8K might also be the death of lovely full screen close-ups because it shows every irregularity in the face. Not even perfect make-up can hide that. 8K digital cinema definitely needs a different kind of filmmaking. Maybe more IMAX-style.

Speaking of IMAX, they are also developing a digital IMAX 3D camera. Too bad it’s 3D. You don’t need stereoscopic 3D in 8K. That will only result in 16x more headache. Free paracetamol with every pair of 3D glasses might fix that.

Playing with the biggest toys

22.1 audio
You think 5.1 (home cinema) or 7.1 (digital cinema) is impressive?
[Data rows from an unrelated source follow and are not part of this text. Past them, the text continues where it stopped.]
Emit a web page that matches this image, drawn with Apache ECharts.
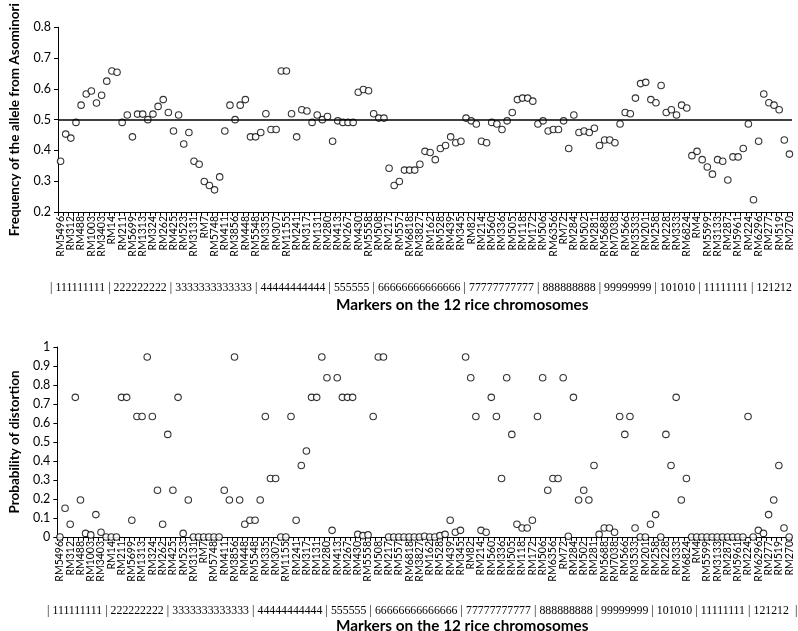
<!DOCTYPE html>
<html>
<head>
<meta charset="utf-8">
<script src="https://cdn.jsdelivr.net/npm/echarts@6/dist/echarts.min.js"></script>
<style>
html,body{margin:0;padding:0;background:#fff;}
#chart{width:798px;height:631px;}
</style>
</head>
<body>
<div id="chart"></div>
<script>
// Marker names shown on the axis (every second category is labelled)
var labeledMarkers = ['RM5496','RM312','RM488','RM1003','RM3403','RM14','RM211','RM5699','RM1313','RM324','RM262','RM425','RM523','RM3131','RM7','RM5748','RM411','RM3856','RM448','RM5548','RM335','RM307','RM1155','RM241','RM317','RM131','RM280','RM413','RM267','RM430','RM5558','RM508','RM217','RM557','RM6818','RM3827','RM162','RM528','RM439','RM345','RM82','RM214','RM560','RM336','RM505','RM118','RM172','RM506','RM6356','RM72','RM284','RM502','RM281','RM5688','RM7038','RM566','RM3533','RM201','RM258','RM228','RM333','RM6824','RM4','RM5599','RM3133','RM287','RM5961','RM224','RM6296','RM277','RM519','RM270'];

// Frequency of the allele from Asominori (143 markers)
var alleleFrequency = [0.365,0.453,0.44,0.491,0.547,0.583,0.593,0.554,0.579,0.625,0.658,0.654,0.491,0.515,0.444,0.518,0.518,0.50,0.518,0.543,
0.565,0.523,0.463,0.515,0.421,0.458,0.365,0.355,0.299,0.286,0.272,0.314,0.463,0.547,0.50,0.547,0.565,0.444,0.444,0.458,
0.519,0.468,0.468,0.658,0.658,0.519,0.444,0.532,0.528,0.491,0.515,0.50,0.51,0.430,0.496,0.491,0.491,0.491,0.589,0.598,
0.594,0.519,0.505,0.505,0.342,0.286,0.299,0.336,0.336,0.336,0.355,0.397,0.393,0.370,0.406,0.416,0.444,0.425,0.430,0.505,
0.496,0.486,0.430,0.425,0.491,0.486,0.468,0.496,0.523,0.565,0.570,0.570,0.560,0.486,0.496,0.463,0.468,0.468,0.496,0.406,
0.515,0.458,0.463,0.458,0.472,0.416,0.434,0.434,0.425,0.486,0.523,0.519,0.570,0.617,0.621,0.565,0.555,0.611,0.523,0.532,
0.515,0.547,0.538,0.383,0.397,0.370,0.346,0.323,0.370,0.365,0.304,0.379,0.379,0.406,0.486,0.240,0.430,0.583,0.555,0.547,
0.532,0.434,0.388];

// Probability of distortion (143 markers)
var distortionProb = [0,0.151,0.067,0.735,0.195,0.019,0.011,0.118,0.025,0,0,0,0.735,0.735,0.088,0.634,0.634,0.947,0.634,0.246,
0.067,0.540,0.246,0.735,0.019,0.195,0,0,0,0,0,0,0.246,0.195,0.947,0.195,0.067,0.088,0.088,0.195,
0.634,0.308,0.308,0,0,0.634,0.088,0.376,0.453,0.735,0.735,0.947,0.838,0.035,0.838,0.735,0.735,0.735,0.014,0.007,
0.011,0.634,0.947,0.947,0,0,0,0,0,0,0,0.004,0,0,0.007,0.014,0.088,0.025,0.035,0.947,
0.838,0.634,0.035,0.025,0.735,0.634,0.308,0.838,0.540,0.067,0.047,0.047,0.088,0.634,0.838,0.246,0.308,0.308,0.838,0.004,
0.735,0.195,0.246,0.195,0.376,0.014,0.047,0.047,0.025,0.634,0.540,0.634,0.047,0,0,0.067,0.118,0,0.540,0.376,
0.735,0.195,0.308,0,0,0,0,0,0,0,0,0,0,0,0.634,0,0.035,0.019,0.118,0.195,
0.376,0.047,0];

// Chromosome row text groups
var chromosomeGroups = ['111111111','222222222','3333333333333','44444444444','555555','66666666666666','77777777777','888888888','99999999','101010','11111111','121212 '];

var topTicks = {min: 0.2, max: 0.8, interval: 0.1};
var bottomTicks = {min: 0, max: 1, interval: 0.1};

// Build the category list: labelled marker at even slots, unlabelled marker between
var categories = [];
for (var i = 0; i < alleleFrequency.length; i++) {
  categories.push(i % 2 === 0 ? labeledMarkers[i / 2] : ('_m' + i));
}

var SANS = 'Lato, "Open Sans", sans-serif';
var SERIF = '"Liberation Serif", "DejaVu Serif", serif';

function xAxisDef(gridIndex) {
  return {
    type: 'category', gridIndex: gridIndex, data: categories, boundaryGap: true,
    axisLine: {lineStyle: {color: '#000', width: 1}},
    axisTick: {show: true, interval: 0, length: 4, lineStyle: {color: '#000'}},
    axisLabel: {interval: 0, rotate: 90, fontFamily: SANS, fontSize: 10.5, color: '#000', margin: 4,
      showMinLabel: true, showMaxLabel: true, hideOverlap: false,
      formatter: function (v, idx) { return idx % 2 === 0 ? v : ''; }},
    splitLine: {show: false}
  };
}
function yAxisDef(gridIndex, ticks, name, gap) {
  return {
    type: 'value', gridIndex: gridIndex, min: ticks.min, max: ticks.max, interval: ticks.interval,
    name: name, nameLocation: 'middle', nameGap: gap,
    nameTextStyle: {fontFamily: SANS, fontWeight: 'bold', fontSize: 13.5, color: '#000'},
    axisLine: {show: true, lineStyle: {color: '#000', width: 1}},
    axisTick: {show: true, length: 4, lineStyle: {color: '#000'}},
    axisLabel: {fontFamily: SANS, fontSize: 12.5, color: '#000', margin: 7,
      formatter: function (v) { return String(Math.round(v * 10) / 10); }},
    splitLine: {show: false}
  };
}

var chromText = chromosomeGroups.map(function (g) { return '{s||}' + g; }).join('') + '{s||}';
var chromRich = {s: {fontFamily: SERIF, fontSize: 11.8, color: '#777', padding: [0, 3.1]}};

var markerStyle = {color: '#fff', borderColor: '#000', borderWidth: 1.1};

var option = {
  backgroundColor: '#fff',
  animation: false,
  grid: [
    {left: 53, top: 20, width: 739, height: 192},
    {left: 49.7, top: 347, width: 742, height: 190}
  ],
  xAxis: [xAxisDef(0), xAxisDef(1)],
  yAxis: [
    yAxisDef(0, topTicks, 'Frequency of the allele from Asominori', 36),
    yAxisDef(1, bottomTicks, 'Probability of distortion', 35)
  ],
  series: [
    {
      type: 'scatter', xAxisIndex: 0, yAxisIndex: 0, data: alleleFrequency,
      symbol: 'circle', symbolSize: 6.5, itemStyle: markerStyle, silent: true,
      markLine: {silent: true, symbol: 'none', label: {show: false},
        lineStyle: {color: '#000', width: 1.5, type: 'solid'}, data: [{yAxis: 0.5}]}
    },
    {
      type: 'scatter', xAxisIndex: 1, yAxisIndex: 1, data: distortionProb,
      symbol: 'circle', symbolSize: 6.5, itemStyle: markerStyle, silent: true
    }
  ],
  graphic: [
    {type: 'text', left: 50, top: 282, style: {text: chromText, rich: chromRich, fontFamily: SERIF, fontSize: 11.8, fill: '#000'}},
    {type: 'text', left: 47, top: 605, style: {text: chromText, rich: chromRich, fontFamily: SERIF, fontSize: 11.8, fill: '#000'}},
    {type: 'text', left: 336, top: 298, style: {text: 'Markers on the 12 rice chromosomes', fontFamily: SANS, fontWeight: 'bold', fontSize: 15.3, fill: '#000'}},
    {type: 'text', left: 336, top: 619, style: {text: 'Markers on the 12 rice chromosomes', fontFamily: SANS, fontWeight: 'bold', fontSize: 15.3, fill: '#000'}}
  ]
};

var chart = echarts.init(document.getElementById('chart'), null, {renderer: 'canvas'});
chart.setOption(option);
</script>
</body>
</html>
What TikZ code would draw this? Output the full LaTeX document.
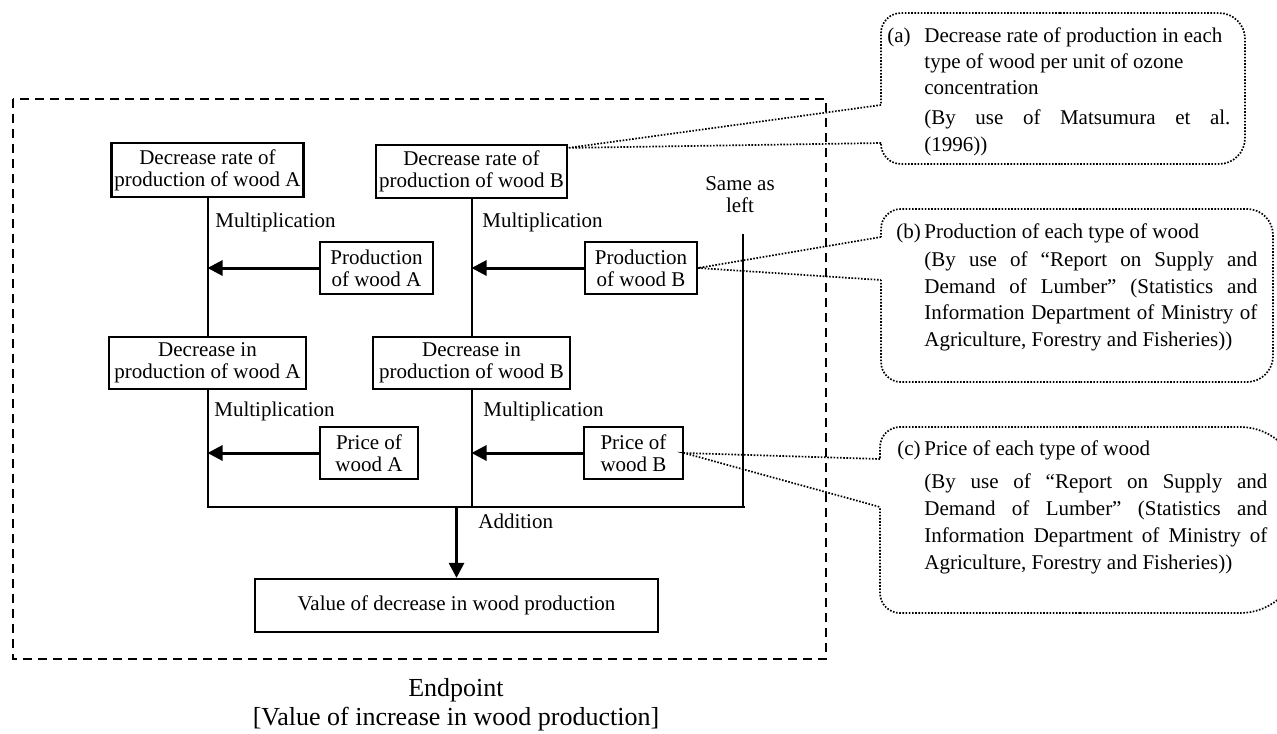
\documentclass[tikz,border=0pt]{standalone}
\usepackage{fontspec}
\setmainfont{Liberation Serif}
\usetikzlibrary{arrows.meta}
% a line stretched to the full width of the surrounding parbox
\newcommand{\jl}[1]{\makebox[\linewidth][s]{#1}}
\begin{document}
\begin{tikzpicture}[x=0.5pt,y=-0.5pt,
  txt/.style={font=\fontsize{10.5}{11}\selectfont, inner sep=0pt},
  bx/.style 2 args={draw, line width=1.1pt, txt, align=center,
    minimum width=#1*0.5pt, minimum height=#2*0.5pt},
  ln/.style={line width=1pt},
  arr/.style={line width=1.5pt, -{Triangle[length=7.5pt,width=7.5pt]}},
  frame/.style={line width=1pt, dash pattern=on 4.5pt off 3pt},
  dots/.style={line width=0.85pt, dash pattern=on 0.8pt off 0.8pt},
  lbl/.style={txt, anchor=base west},
  big/.style={font=\fontsize{13}{15}\selectfont, inner sep=0pt, anchor=base}
]
\useasboundingbox (0,0) rectangle (1277,733);

% outer dashed frame
\draw[frame] (13,99) rectangle (826,659);

% boxes
\node[bx={192}{54}] (A1) at (207.5,170) {Decrease rate of\\production of wood A};
\node[bx={191}{53}] (B1) at (471.5,171.5) {Decrease rate of\\production of wood B};
\node[bx={113}{52}] (PA) at (376.5,268) {Production\\of wood A};
\node[bx={112}{52}] (PB) at (641,268) {Production\\of wood B};
\node[bx={197}{52}] (A2) at (207.5,363) {Decrease in\\production of wood A};
\node[bx={197}{52}] (B2) at (471.5,363) {Decrease in\\production of wood B};
\node[bx={98}{52}] (PrA) at (369,453) {Price of\\wood A};
\node[bx={99}{52}] (PrB) at (633.5,453) {Price of\\wood B};
\node[bx={403}{53}] (V) at (456.5,605.5) {Value of decrease in wood production};

% connecting lines
\coordinate (busL) at (207.5,507);
\coordinate (busR) at (745,507);
\coordinate (same) at (743,234);
\draw[ln] (A1.south) -- (A2.north);
\draw[ln] (B1.south) -- (B2.north);
\draw[ln] (A2.south) -- (A2.south |- busL) -- (busR);
\draw[ln] (B2.south) -- (B2.south |- busL);
\draw[ln] (same) -- (same |- busL);

% arrows
\draw[arr] (PA.west) -- (PA.west -| A1.south);
\draw[arr] (PB.west) -- (PB.west -| B1.south);
\draw[arr] (PrA.west) -- (PrA.west -| A2.south);
\draw[arr] (PrB.west) -- (PrB.west -| B2.south);
\draw[arr] (V.north |- busL) -- (V.north);

% labels
\node[lbl] (m1) at (215,227) {Multiplication};
\node[lbl] (m2) at (482,227) {Multiplication};
\node[lbl] (m3) at (214,416) {Multiplication};
\node[lbl] (m4) at (483,416) {Multiplication};
\node[txt, align=center] (sal) at (740,195) {Same as\\left};
\node[lbl] (add) at (478,528) {Addition};
\node[big] (ep1) at (456,696) {Endpoint};
\node[big] (ep2) at (456,725) {[Value of increase in wood production]};

% callout (a)
\coordinate (aU) at (881,105);
\coordinate (aL) at (881,143);
\draw[dots, rounded corners=10pt] (1060,13) -- (881,13) -- (aU);
\draw[dots, rounded corners=13pt] (1060,13) -- (1245,13) -- (1245,164) -- (1060,164);
\draw[dots, rounded corners=10pt] (1060,164) -- (881,164) -- (aL);
\draw[dots] (aU) -- ([yshift=-2pt]B1.north east) -- (aL);
\node[lbl] (la) at (887,43) {(a)};
\node[lbl] (ta) at (924,43) {\parbox[t]{153pt}{\fontsize{10.5}{13}\selectfont
  Decrease rate of production in each\\
  type of wood per unit of ozone\\
  concentration\\[1.5pt]
  \jl{(By use of Matsumura et al.}\\[1pt]
  (1996))}};

% callout (b)
\coordinate (bU) at (881,237);
\coordinate (bL) at (881,280);
\draw[dots, rounded corners=10pt] (1080,209) -- (881,209) -- (bU);
\draw[dots, rounded corners=13pt] (1080,209) -- (1273,209) -- (1273,382) -- (1080,382);
\draw[dots, rounded corners=10pt] (1080,382) -- (881,382) -- (bL);
\draw[dots] (bU) -- (PB.east) -- (bL);
\node[lbl] (lb) at (896,238) {(b)};
\node[lbl] (tb) at (924,238) {\parbox[t]{166.5pt}{\fontsize{10.5}{13.3}\selectfont
  Production of each type of wood\\[1pt]
  \jl{(By use of “Report on Supply and}\\
  \jl{Demand of Lumber” (Statistics and}\\
  \jl{Information Department of Ministry of}\\
  Agriculture, Forestry and Fisheries))}};

% callout (c)
\coordinate (cU) at (880,459);
\coordinate (cL) at (880,507);
\draw[dots, rounded corners=10pt] (1080,427) -- (880,427) -- (cU);
\begin{scope}
  \clip (0,0) rectangle (1277,733);
  \draw[dots, rounded corners=30pt] (1080,427) -- (1300,427) -- (1300,613) -- (1080,613);
\end{scope}
\draw[dots, rounded corners=10pt] (1080,613) -- (880,613) -- (cL);
\draw[dots] (cU) -- (PrB.east) -- (cL);
\node[lbl] (lc) at (897,455) {(c)};
\node[lbl] (tc) at (924,455) {\parbox[t]{171.5pt}{\fontsize{10.5}{13.6}\selectfont
  Price of each type of wood\\[3pt]
  \jl{(By use of “Report on Supply and}\\
  \jl{Demand of Lumber” (Statistics and}\\
  \jl{Information Department of Ministry of}\\
  Agriculture, Forestry and Fisheries))}};
\end{tikzpicture}
\end{document}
Wait till you have experienced 22.1. Yes, you have 22 microphones on set to record and end up with 22 channels of audio to feed the 22 speakers in the cinema. Plus a subwoofer.

Why so many audio channels? Well, because sound doesn’t just come from left, right, the front or the back, it can also come from above or below and every angle in between.
Mixing this many channels is hell so NHK developed a Wii-like controller to place each channel in 3D space. Clever.

4K in you pocket
Let’s put all the technical stuff aside and dream. Many photo cameras can record HD video in an amazing quality. They actually skip lines of pixels to lower their resolution for HD video. Could an existing photo camera be altered to make it a 8K videocamera? You would need a 34 megapixel sensor, that is not an option yet. But 4K theoretically needs only a 10 megapixel sensor .. plenty of those!

In theory, because the bottle neck is the datarate. 4K is a huge data stream coming from the sensor. That needs to be moved around the camera, processed and stored and cameras of today are noway near of doing that.  But what if you could ‘tap’ the sensor’s information to another box that does the processing and recording? A bit like a Nanoflash. Hmm … might be a nice revolution.